Frequently Asked Questions (FAQ)
What happens if I miscalculate the 1% tax in early 2026?
Under Notice 2025-55, as long as you make your deposit on time and pay the full balance by the due date of Form 720, the IRS will not assess a failure-to-deposit penalty for the first three quarters of 2026.
Does the 1% remittance tax apply to digital transfers?
The tax primarily targets remittances funded by cash, money orders, cashier's checks, or similar physical instruments. Digital transfers from a bank account may have different implications depending on the specific funding source and provider type.
Can I appeal a denial of penalty relief?
Yes. If your request for abatement is denied, you will receive a letter explaining the decision. You typically have 30 days to file a formal protest with the IRS Independent Office of Appeals.

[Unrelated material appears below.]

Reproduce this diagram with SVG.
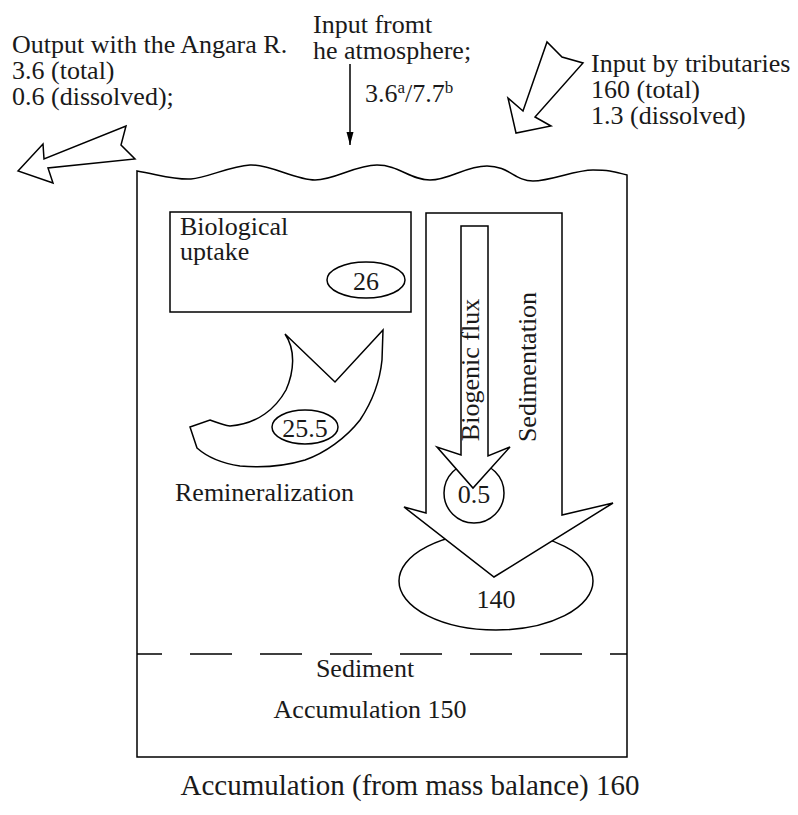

Is Form 843 the only way to request abatement in writing?
While Form 843 is the standard form, some taxpayers include a detailed "Penalty Abatement Request" letter along with their filed return or in response to a specific notice. However, using Form 843 ensures that the IRS processing systems route the request correctly.
Will the IRS abate interest if they abate my penalty?
Yes, the IRS will abate the interest associated with the penalty itself. However, interest on the unpaid tax amount is rarely abated and continues to accrue until the tax is paid in full.